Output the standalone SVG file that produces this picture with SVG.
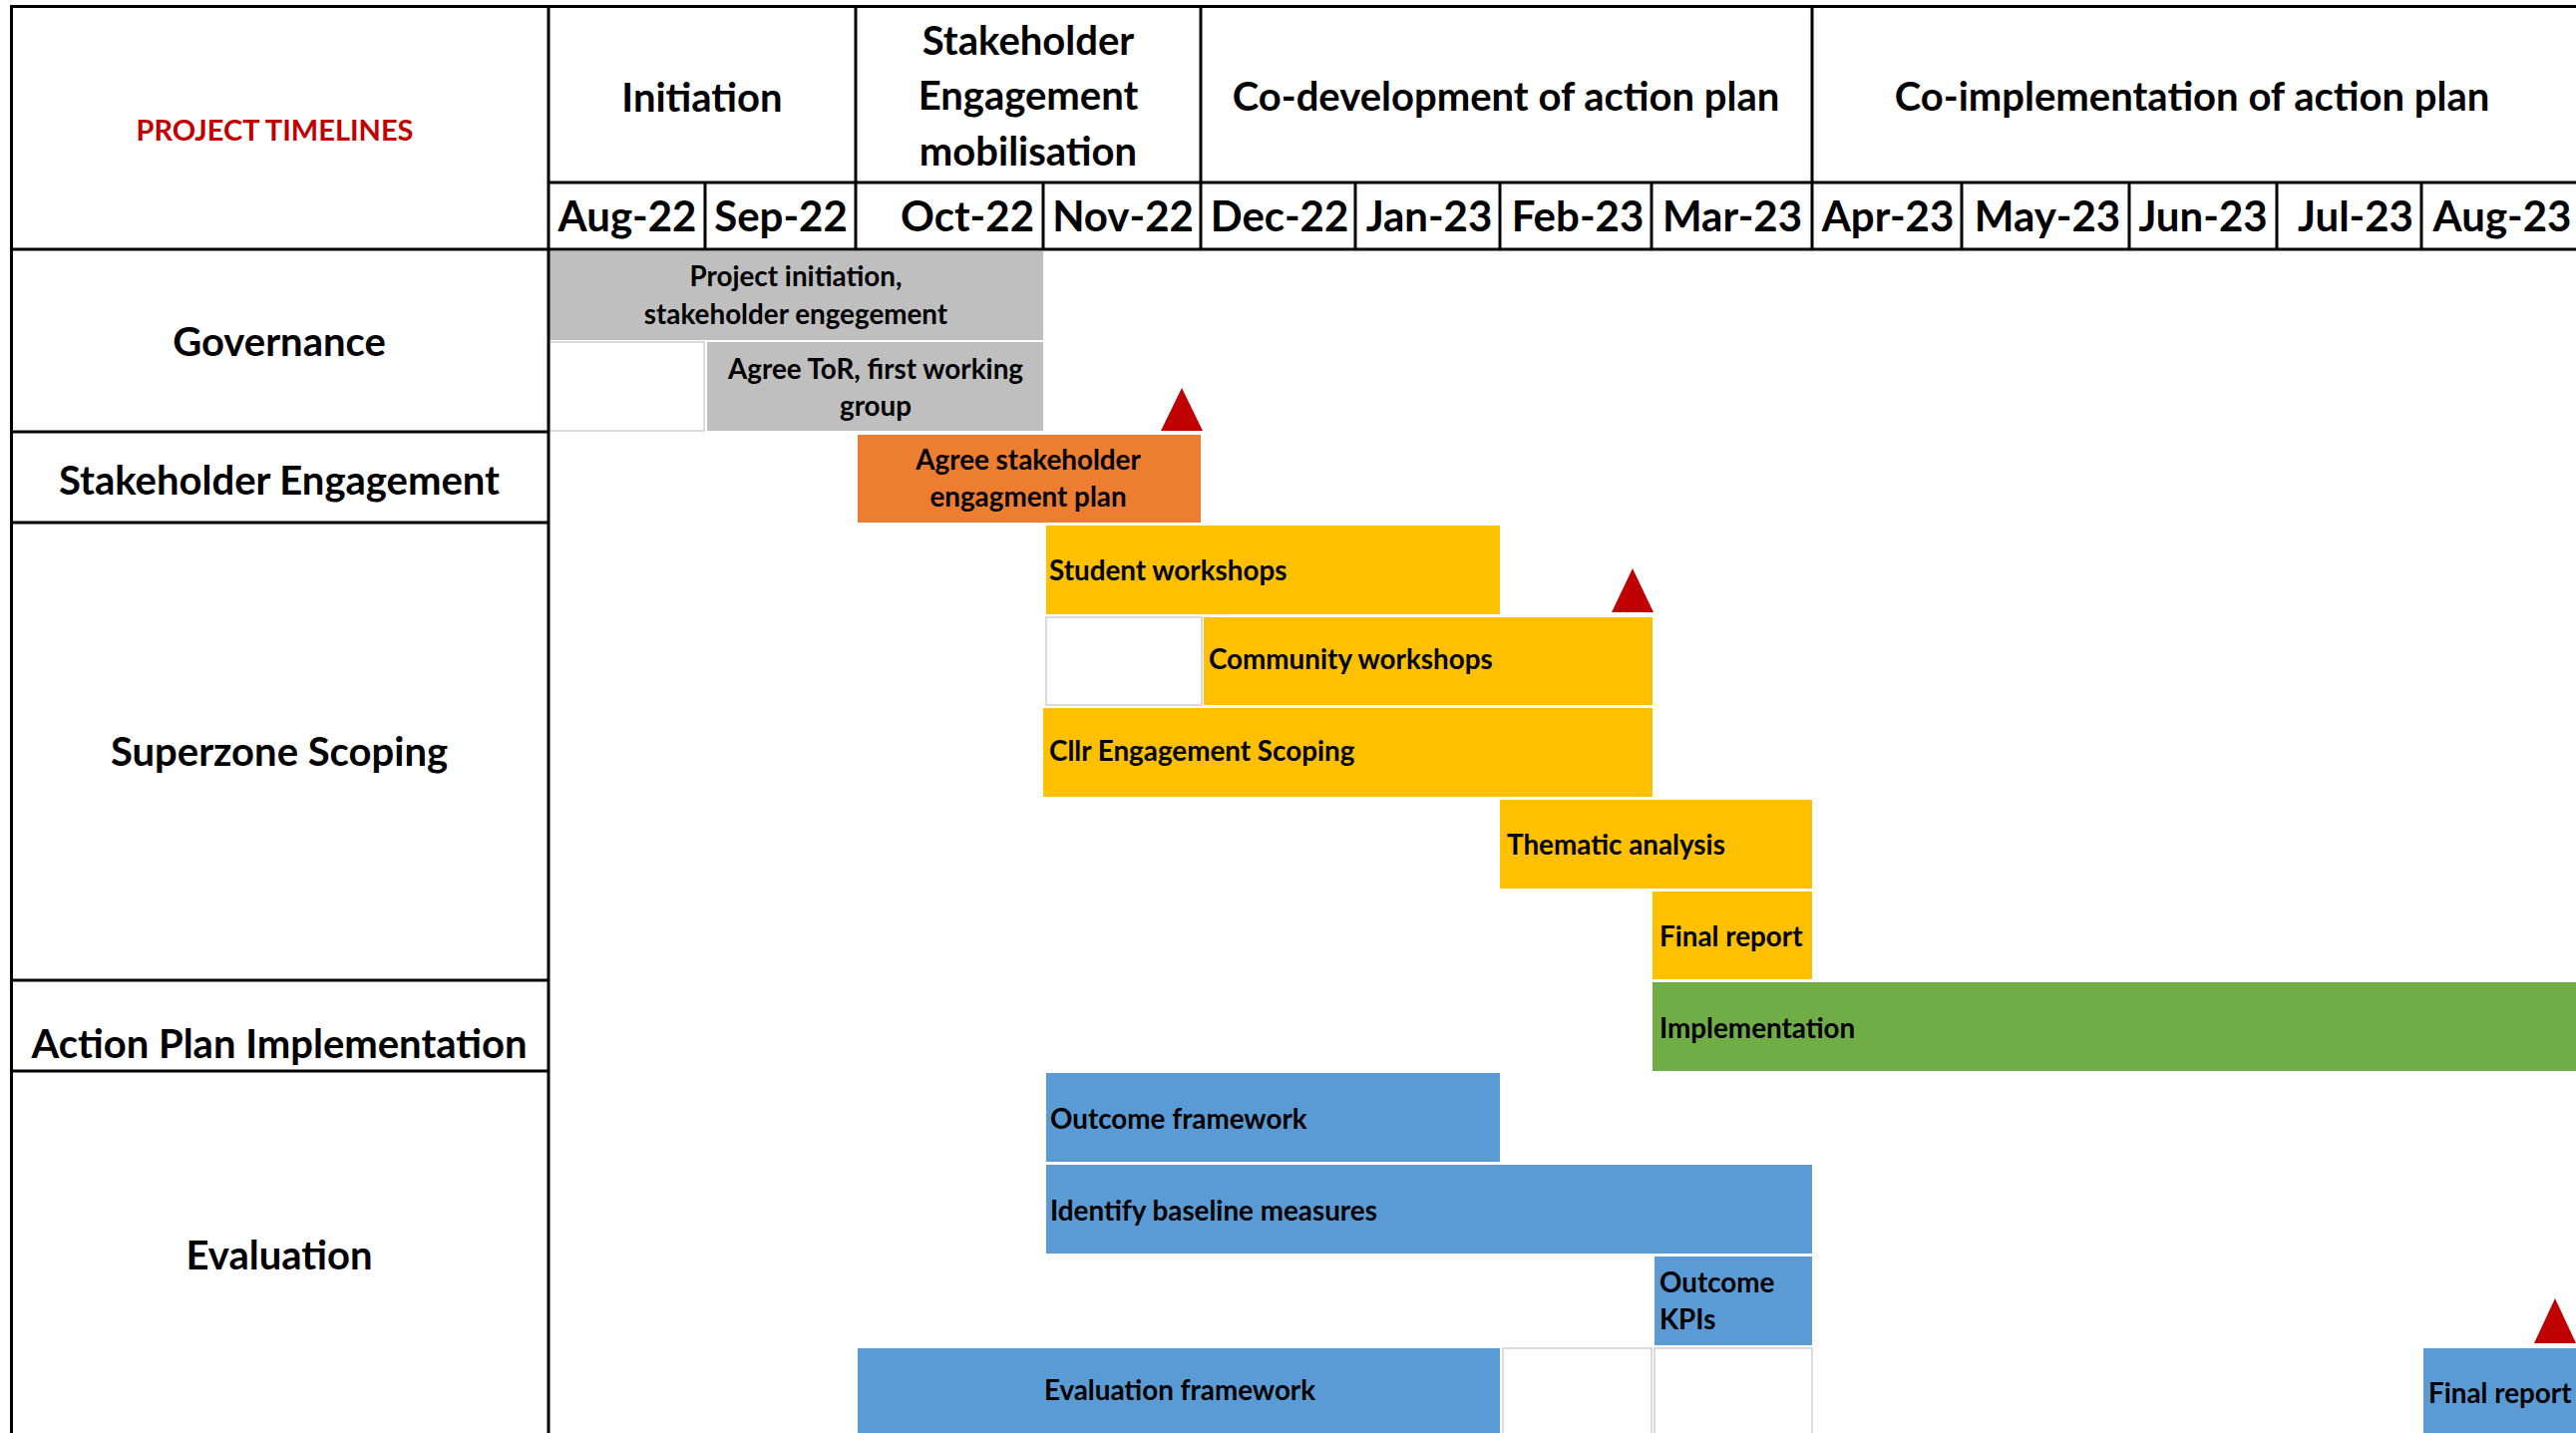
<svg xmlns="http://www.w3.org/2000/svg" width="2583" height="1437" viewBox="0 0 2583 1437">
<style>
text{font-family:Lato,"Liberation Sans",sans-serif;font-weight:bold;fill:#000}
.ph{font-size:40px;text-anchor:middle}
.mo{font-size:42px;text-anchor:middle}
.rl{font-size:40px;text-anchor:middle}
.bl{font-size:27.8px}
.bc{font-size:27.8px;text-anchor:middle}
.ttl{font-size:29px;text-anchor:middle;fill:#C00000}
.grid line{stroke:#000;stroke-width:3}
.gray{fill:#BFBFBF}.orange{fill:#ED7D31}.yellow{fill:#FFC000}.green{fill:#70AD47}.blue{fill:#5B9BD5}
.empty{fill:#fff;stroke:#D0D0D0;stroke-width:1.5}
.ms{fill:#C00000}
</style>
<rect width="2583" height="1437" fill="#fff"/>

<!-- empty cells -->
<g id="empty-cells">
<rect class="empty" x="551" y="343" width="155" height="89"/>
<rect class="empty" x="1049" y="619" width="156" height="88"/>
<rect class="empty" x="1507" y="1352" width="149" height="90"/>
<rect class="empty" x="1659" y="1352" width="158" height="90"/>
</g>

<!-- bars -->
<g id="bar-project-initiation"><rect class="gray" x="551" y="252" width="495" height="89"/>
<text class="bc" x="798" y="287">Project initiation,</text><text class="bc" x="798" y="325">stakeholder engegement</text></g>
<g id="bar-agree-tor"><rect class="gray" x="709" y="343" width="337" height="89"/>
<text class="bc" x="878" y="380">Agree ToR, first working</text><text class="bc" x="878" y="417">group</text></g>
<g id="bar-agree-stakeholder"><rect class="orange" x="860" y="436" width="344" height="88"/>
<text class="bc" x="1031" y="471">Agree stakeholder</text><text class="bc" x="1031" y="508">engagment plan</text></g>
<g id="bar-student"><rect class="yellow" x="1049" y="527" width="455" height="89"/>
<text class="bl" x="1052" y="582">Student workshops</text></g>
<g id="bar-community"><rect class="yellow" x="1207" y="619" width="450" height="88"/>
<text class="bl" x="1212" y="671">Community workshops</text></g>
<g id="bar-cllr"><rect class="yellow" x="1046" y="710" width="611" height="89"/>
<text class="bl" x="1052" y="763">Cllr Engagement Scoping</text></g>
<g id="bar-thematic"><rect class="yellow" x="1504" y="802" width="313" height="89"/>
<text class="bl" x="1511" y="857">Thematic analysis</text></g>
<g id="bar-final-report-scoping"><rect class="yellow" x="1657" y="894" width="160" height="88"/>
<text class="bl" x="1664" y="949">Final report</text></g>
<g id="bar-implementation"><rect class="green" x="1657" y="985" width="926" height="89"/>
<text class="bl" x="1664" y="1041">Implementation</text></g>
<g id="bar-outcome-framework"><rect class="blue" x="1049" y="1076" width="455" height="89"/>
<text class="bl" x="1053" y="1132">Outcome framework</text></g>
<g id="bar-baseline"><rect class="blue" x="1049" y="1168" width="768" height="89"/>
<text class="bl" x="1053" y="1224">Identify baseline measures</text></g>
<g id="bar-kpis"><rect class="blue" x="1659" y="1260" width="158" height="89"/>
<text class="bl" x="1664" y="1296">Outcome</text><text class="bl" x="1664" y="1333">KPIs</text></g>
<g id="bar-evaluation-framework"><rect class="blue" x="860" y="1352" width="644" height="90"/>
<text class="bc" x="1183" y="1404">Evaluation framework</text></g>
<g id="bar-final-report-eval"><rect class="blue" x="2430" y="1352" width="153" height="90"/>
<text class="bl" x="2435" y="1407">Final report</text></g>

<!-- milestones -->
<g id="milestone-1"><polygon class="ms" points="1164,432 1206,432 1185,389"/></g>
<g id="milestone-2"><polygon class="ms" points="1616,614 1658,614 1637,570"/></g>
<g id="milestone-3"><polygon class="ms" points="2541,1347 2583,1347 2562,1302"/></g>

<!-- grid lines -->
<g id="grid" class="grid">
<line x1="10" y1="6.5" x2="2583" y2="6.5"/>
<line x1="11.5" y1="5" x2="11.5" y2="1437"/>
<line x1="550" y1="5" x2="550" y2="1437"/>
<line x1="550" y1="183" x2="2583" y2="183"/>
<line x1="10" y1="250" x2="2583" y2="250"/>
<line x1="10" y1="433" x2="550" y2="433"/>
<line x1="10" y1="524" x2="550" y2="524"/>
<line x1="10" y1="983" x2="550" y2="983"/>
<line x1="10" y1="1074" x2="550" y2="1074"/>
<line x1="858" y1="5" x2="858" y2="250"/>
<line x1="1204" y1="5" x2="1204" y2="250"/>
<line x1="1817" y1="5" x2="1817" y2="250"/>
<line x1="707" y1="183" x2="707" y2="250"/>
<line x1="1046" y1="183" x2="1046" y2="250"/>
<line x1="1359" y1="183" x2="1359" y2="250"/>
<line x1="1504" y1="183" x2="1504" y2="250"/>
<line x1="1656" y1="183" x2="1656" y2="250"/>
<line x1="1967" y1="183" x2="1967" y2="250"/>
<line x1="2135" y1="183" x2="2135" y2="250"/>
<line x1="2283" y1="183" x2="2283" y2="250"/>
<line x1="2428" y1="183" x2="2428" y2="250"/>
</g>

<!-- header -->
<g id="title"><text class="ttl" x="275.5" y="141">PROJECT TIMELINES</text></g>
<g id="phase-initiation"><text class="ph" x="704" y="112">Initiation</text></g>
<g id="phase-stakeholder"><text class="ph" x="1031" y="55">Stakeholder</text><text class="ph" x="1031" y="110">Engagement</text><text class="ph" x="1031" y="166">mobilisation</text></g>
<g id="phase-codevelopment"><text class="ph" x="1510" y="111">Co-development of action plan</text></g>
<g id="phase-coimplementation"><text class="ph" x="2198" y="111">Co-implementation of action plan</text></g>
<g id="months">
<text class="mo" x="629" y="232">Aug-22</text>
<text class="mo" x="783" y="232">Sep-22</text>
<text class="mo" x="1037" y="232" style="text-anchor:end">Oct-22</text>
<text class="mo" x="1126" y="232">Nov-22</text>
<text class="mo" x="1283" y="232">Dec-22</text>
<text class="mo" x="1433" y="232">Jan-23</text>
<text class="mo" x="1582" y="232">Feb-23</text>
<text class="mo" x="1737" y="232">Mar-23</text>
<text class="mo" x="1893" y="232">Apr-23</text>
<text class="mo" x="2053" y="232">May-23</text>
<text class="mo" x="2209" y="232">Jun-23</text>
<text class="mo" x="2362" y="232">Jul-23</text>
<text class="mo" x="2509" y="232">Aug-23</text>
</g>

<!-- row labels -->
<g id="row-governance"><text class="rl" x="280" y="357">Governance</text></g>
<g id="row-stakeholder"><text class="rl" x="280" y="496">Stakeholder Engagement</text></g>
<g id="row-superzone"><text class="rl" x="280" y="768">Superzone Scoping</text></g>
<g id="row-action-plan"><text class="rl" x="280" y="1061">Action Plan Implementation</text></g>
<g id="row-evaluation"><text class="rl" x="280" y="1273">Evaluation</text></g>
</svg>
______________________________
■ STATED GOAL
Copy out all the data without changing anything, and drop the pictures.

■ RIGHT ANSWER
Output the standalone SVG file that produces this picture with SVG.
<svg xmlns="http://www.w3.org/2000/svg" width="2583" height="1437" viewBox="0 0 2583 1437">
<style>
text{font-family:Lato,"Liberation Sans",sans-serif;font-weight:bold;fill:#000}
.ph{font-size:40px;text-anchor:middle}
.mo{font-size:42px;text-anchor:middle}
.rl{font-size:40px;text-anchor:middle}
.bl{font-size:27.8px}
.bc{font-size:27.8px;text-anchor:middle}
.ttl{font-size:29px;text-anchor:middle;fill:#C00000}
.grid line{stroke:#000;stroke-width:3}
.gray{fill:#BFBFBF}.orange{fill:#ED7D31}.yellow{fill:#FFC000}.green{fill:#70AD47}.blue{fill:#5B9BD5}
.empty{fill:#fff;stroke:#D0D0D0;stroke-width:1.5}
.ms{fill:#C00000}
</style>
<rect width="2583" height="1437" fill="#fff"/>

<!-- empty cells -->
<g id="empty-cells">
<rect class="empty" x="551" y="343" width="155" height="89"/>
<rect class="empty" x="1049" y="619" width="156" height="88"/>
<rect class="empty" x="1507" y="1352" width="149" height="90"/>
<rect class="empty" x="1659" y="1352" width="158" height="90"/>
</g>

<!-- bars -->
<g id="bar-project-initiation"><rect class="gray" x="551" y="252" width="495" height="89"/>
<text class="bc" x="798" y="287">Project initiation,</text><text class="bc" x="798" y="325">stakeholder engegement</text></g>
<g id="bar-agree-tor"><rect class="gray" x="709" y="343" width="337" height="89"/>
<text class="bc" x="878" y="380">Agree ToR, first working</text><text class="bc" x="878" y="417">group</text></g>
<g id="bar-agree-stakeholder"><rect class="orange" x="860" y="436" width="344" height="88"/>
<text class="bc" x="1031" y="471">Agree stakeholder</text><text class="bc" x="1031" y="508">engagment plan</text></g>
<g id="bar-student"><rect class="yellow" x="1049" y="527" width="455" height="89"/>
<text class="bl" x="1052" y="582">Student workshops</text></g>
<g id="bar-community"><rect class="yellow" x="1207" y="619" width="450" height="88"/>
<text class="bl" x="1212" y="671">Community workshops</text></g>
<g id="bar-cllr"><rect class="yellow" x="1046" y="710" width="611" height="89"/>
<text class="bl" x="1052" y="763">Cllr Engagement Scoping</text></g>
<g id="bar-thematic"><rect class="yellow" x="1504" y="802" width="313" height="89"/>
<text class="bl" x="1511" y="857">Thematic analysis</text></g>
<g id="bar-final-report-scoping"><rect class="yellow" x="1657" y="894" width="160" height="88"/>
<text class="bl" x="1664" y="949">Final report</text></g>
<g id="bar-implementation"><rect class="green" x="1657" y="985" width="926" height="89"/>
<text class="bl" x="1664" y="1041">Implementation</text></g>
<g id="bar-outcome-framework"><rect class="blue" x="1049" y="1076" width="455" height="89"/>
<text class="bl" x="1053" y="1132">Outcome framework</text></g>
<g id="bar-baseline"><rect class="blue" x="1049" y="1168" width="768" height="89"/>
<text class="bl" x="1053" y="1224">Identify baseline measures</text></g>
<g id="bar-kpis"><rect class="blue" x="1659" y="1260" width="158" height="89"/>
<text class="bl" x="1664" y="1296">Outcome</text><text class="bl" x="1664" y="1333">KPIs</text></g>
<g id="bar-evaluation-framework"><rect class="blue" x="860" y="1352" width="644" height="90"/>
<text class="bc" x="1183" y="1404">Evaluation framework</text></g>
<g id="bar-final-report-eval"><rect class="blue" x="2430" y="1352" width="153" height="90"/>
<text class="bl" x="2435" y="1407">Final report</text></g>

<!-- milestones -->
<g id="milestone-1"><polygon class="ms" points="1164,432 1206,432 1185,389"/></g>
<g id="milestone-2"><polygon class="ms" points="1616,614 1658,614 1637,570"/></g>
<g id="milestone-3"><polygon class="ms" points="2541,1347 2583,1347 2562,1302"/></g>

<!-- grid lines -->
<g id="grid" class="grid">
<line x1="10" y1="6.5" x2="2583" y2="6.5"/>
<line x1="11.5" y1="5" x2="11.5" y2="1437"/>
<line x1="550" y1="5" x2="550" y2="1437"/>
<line x1="550" y1="183" x2="2583" y2="183"/>
<line x1="10" y1="250" x2="2583" y2="250"/>
<line x1="10" y1="433" x2="550" y2="433"/>
<line x1="10" y1="524" x2="550" y2="524"/>
<line x1="10" y1="983" x2="550" y2="983"/>
<line x1="10" y1="1074" x2="550" y2="1074"/>
<line x1="858" y1="5" x2="858" y2="250"/>
<line x1="1204" y1="5" x2="1204" y2="250"/>
<line x1="1817" y1="5" x2="1817" y2="250"/>
<line x1="707" y1="183" x2="707" y2="250"/>
<line x1="1046" y1="183" x2="1046" y2="250"/>
<line x1="1359" y1="183" x2="1359" y2="250"/>
<line x1="1504" y1="183" x2="1504" y2="250"/>
<line x1="1656" y1="183" x2="1656" y2="250"/>
<line x1="1967" y1="183" x2="1967" y2="250"/>
<line x1="2135" y1="183" x2="2135" y2="250"/>
<line x1="2283" y1="183" x2="2283" y2="250"/>
<line x1="2428" y1="183" x2="2428" y2="250"/>
</g>

<!-- header -->
<g id="title"><text class="ttl" x="275.5" y="141">PROJECT TIMELINES</text></g>
<g id="phase-initiation"><text class="ph" x="704" y="112">Initiation</text></g>
<g id="phase-stakeholder"><text class="ph" x="1031" y="55">Stakeholder</text><text class="ph" x="1031" y="110">Engagement</text><text class="ph" x="1031" y="166">mobilisation</text></g>
<g id="phase-codevelopment"><text class="ph" x="1510" y="111">Co-development of action plan</text></g>
<g id="phase-coimplementation"><text class="ph" x="2198" y="111">Co-implementation of action plan</text></g>
<g id="months">
<text class="mo" x="629" y="232">Aug-22</text>
<text class="mo" x="783" y="232">Sep-22</text>
<text class="mo" x="1037" y="232" style="text-anchor:end">Oct-22</text>
<text class="mo" x="1126" y="232">Nov-22</text>
<text class="mo" x="1283" y="232">Dec-22</text>
<text class="mo" x="1433" y="232">Jan-23</text>
<text class="mo" x="1582" y="232">Feb-23</text>
<text class="mo" x="1737" y="232">Mar-23</text>
<text class="mo" x="1893" y="232">Apr-23</text>
<text class="mo" x="2053" y="232">May-23</text>
<text class="mo" x="2209" y="232">Jun-23</text>
<text class="mo" x="2362" y="232">Jul-23</text>
<text class="mo" x="2509" y="232">Aug-23</text>
</g>

<!-- row labels -->
<g id="row-governance"><text class="rl" x="280" y="357">Governance</text></g>
<g id="row-stakeholder"><text class="rl" x="280" y="496">Stakeholder Engagement</text></g>
<g id="row-superzone"><text class="rl" x="280" y="768">Superzone Scoping</text></g>
<g id="row-action-plan"><text class="rl" x="280" y="1061">Action Plan Implementation</text></g>
<g id="row-evaluation"><text class="rl" x="280" y="1273">Evaluation</text></g>
</svg>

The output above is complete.